You can read “World’s biggest hacker held” at This is London. By biggest, I take it they don’t mean weight, height, or girth. Read more below the fold…
Doesn’t “Worlds Biggest Hacker” make you think of some 2-ton recluse?
It just doesn’t add up, “$1 billion” in damages by breaking into the “most secure computers at the Pentagon and NASA”. For starters, how are we calculating damages, and how confident should the American public feel if one guy in his late thirties can break into the “most secure computers at the Pentagon and NASA” by scanning “tens of thousands of computers on US military networks from his home PC, looking for machines that might be exposed due to flaws in the Windows operating system“. (emphasis mine) Later in the article, “Many of the computers he broke into were protected by easy-to-guess passwords, investigators said.”
Hmmm… as a taxpayer, my first question is this: “Why are the most secure machines at the Pentagon and NASA connected to (likely unpatched) Microsoft Windows machines with easy-to-guess passwords? How do we know he’s the “biggest”? Is there a list somewhere, did we just ask a random sample of script kiddies who they thought was “the biggest”? Funny something like this happens right around the time to the Senate is contemplating the next incarnation of the Patriot Act.
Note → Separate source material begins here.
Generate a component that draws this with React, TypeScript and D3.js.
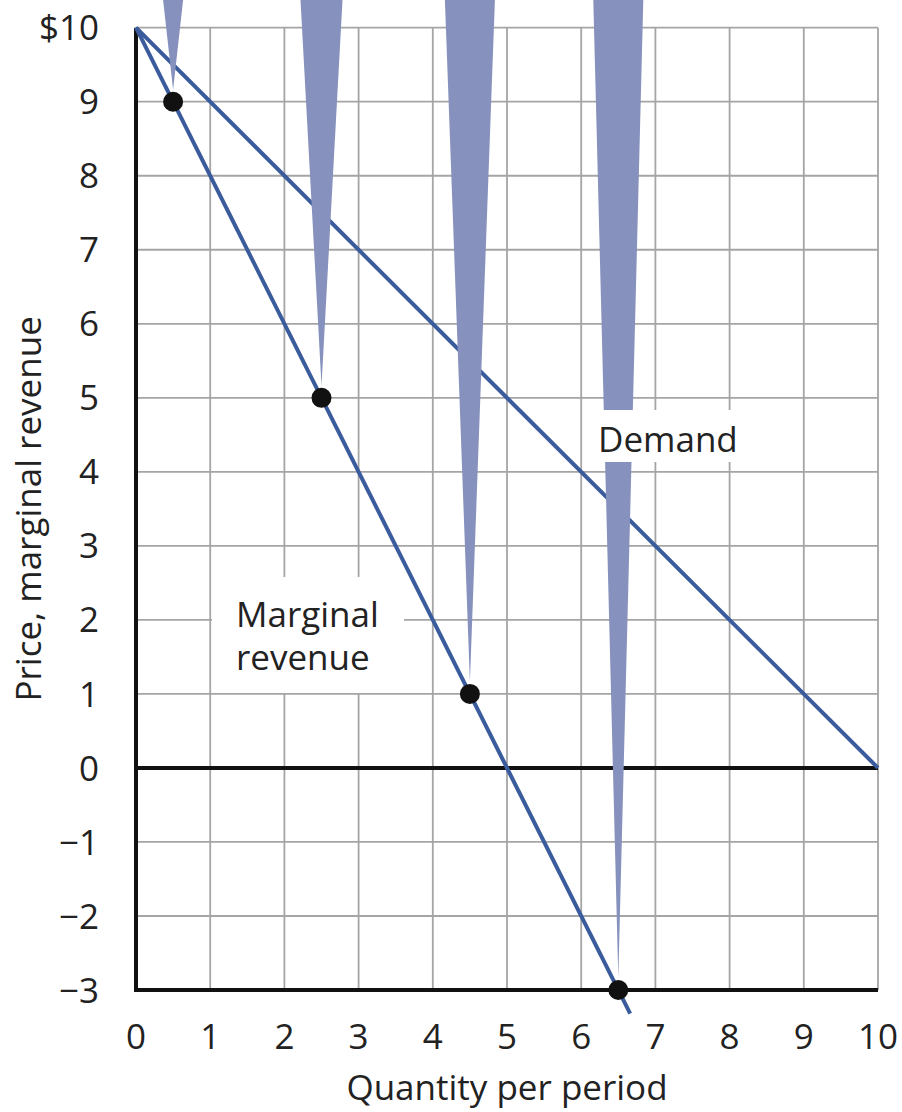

What a coincidence!
Also, I wouldn’t call nmap and circumventing an idiotic password policy “hacking”, I’d call it a cake walk. The headlines we should be reading are, “Hundreds of Military IT Experts Fired for Negligence”, “President Establishes Cabinet Level Position for Information Security”, or “Military Actively Recruiting Hackers”. Instead we spend a few million dollars prosecuting some middle aged sysadmin.
I’m not advocating what this guy did. He was evidently looking for proof that the US is hiding secrets about UFOs. If anything he’s got too much time on his hands, and watches too many X-files reruns. But, the charge sheet is hyperbole and the money spent prosecuting this guy would be better spent employing him and hiring some competent security experts.
Most disturbing is that “Most of the alleged hacking took place in 2001 and 2002. At one stage the US thought it was the work of the al Qaeda terror network”. This tells me that we know so little about the threat environment that a single, unemployed, sci-fi freak can throw our security into disarray. Instead of building a missile defense shield the US government should hire a gaggle of overweight Unix sysadmins and give these wierd looking, Metallica t-shirt wearing long hairs carte blanche to tell General Whetever what kind of firewall, password policy, and operating systems the Navy will start using tommorrow. Instead we get government contractors spending hundreds of millions of dollars to build failures like the FBI’s Virtual Case File.